• jon

    Posted 1008 days ago

  • Big fan if this article. As a consistent reader, decently at least, I have definitely noticed books being "written for the screen." That's not to say they are bad, on the contrary most of the time, but they do seem waaay different from those coming from Dostoevsky, Tolkien, C.S. Lewis, etc. The entire flow of the novel is different then a lot of what I see today.

    As the authors of this article, I also question:

    (Aristotle: “Of all plots and actions the episodic are the worst”). If the action governs the characters and setting, and the ending governs the action, what happens when there is no ending?

    I am not so negative when thinking about this, as I think film and TV are incredible mediums, but neither are the authors. Although many people might not agree with this, I appreciated their conclusion:

    Is contemporary literature being dumbed down by authors, agents, and publishers motivated purely by profit and struck with a severe bout of adaptation envy? The short answer is no. From Charles Dickens’s stage-play adaptations to William Faulkner’s side hustles in Hollywood, novelists have always existed in a multimedia ecosystem that both subsidizes and shapes their work on the page.

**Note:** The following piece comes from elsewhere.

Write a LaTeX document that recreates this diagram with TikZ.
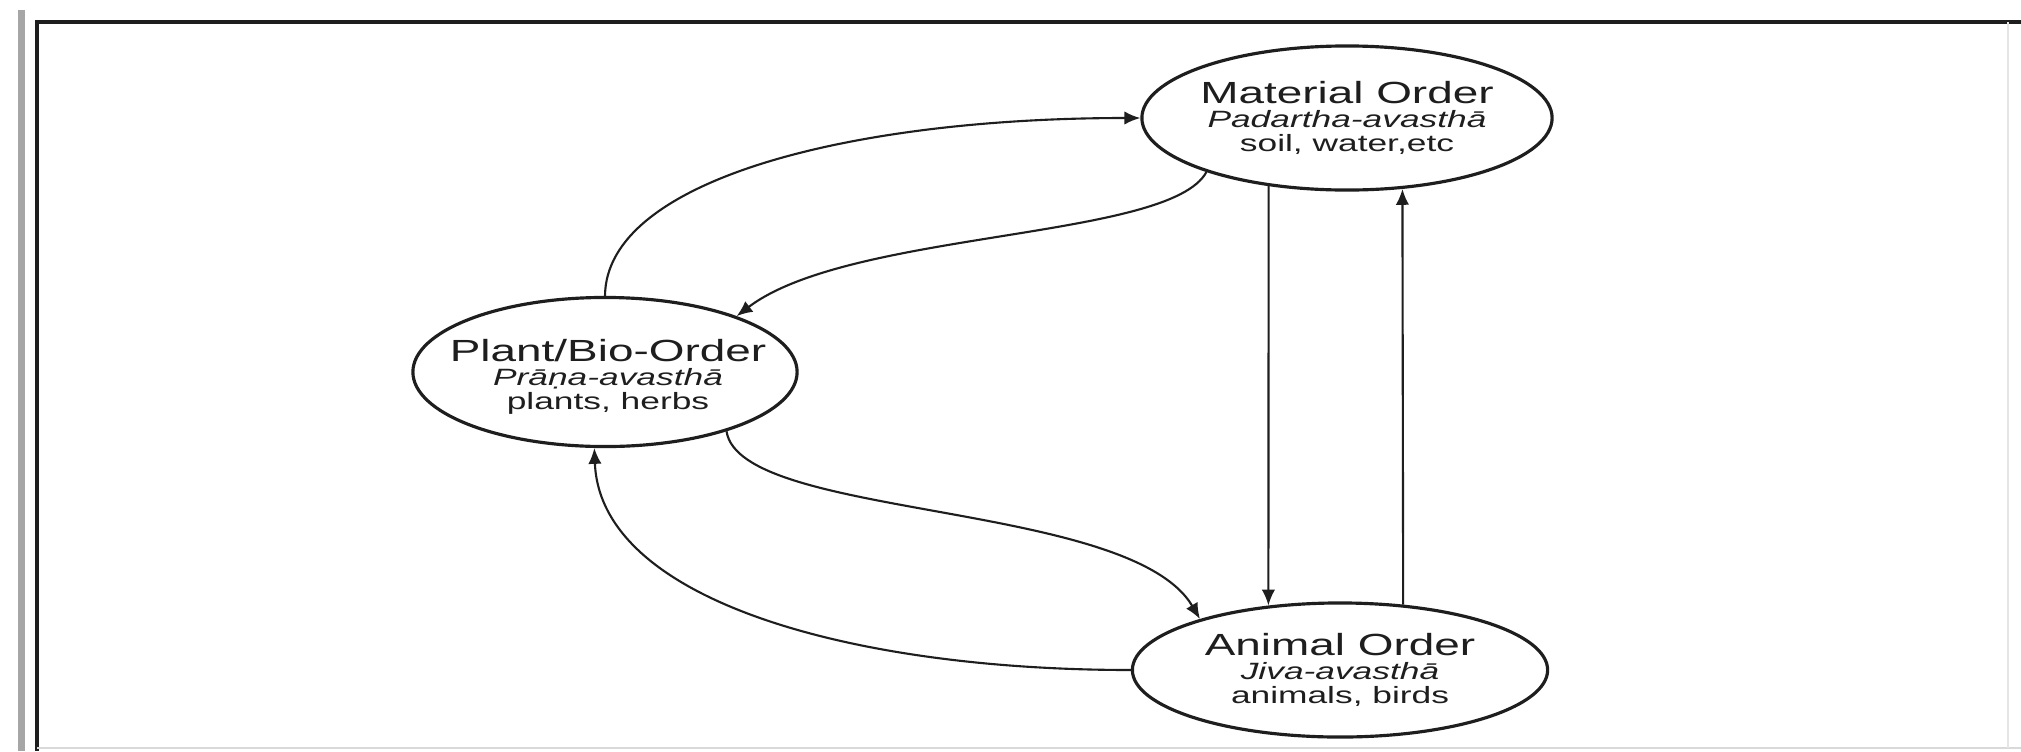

    I am with them here. It's always our tendency to be afraid of change, to take a conservative view of art and the world and to be afraid that the things we love are going away. I don't think this is true, I think that writer's now, especially The successful ones, are aware of how we think about scenes and fiction these days, and playing into the mindset if a movie or TV show might actually help some readers who are more reluctant to pick up Dostoevsky  for example. For me, anything that gets people reading more is worth it, let's not be overly aristocratic about what is "good" or "bad" please.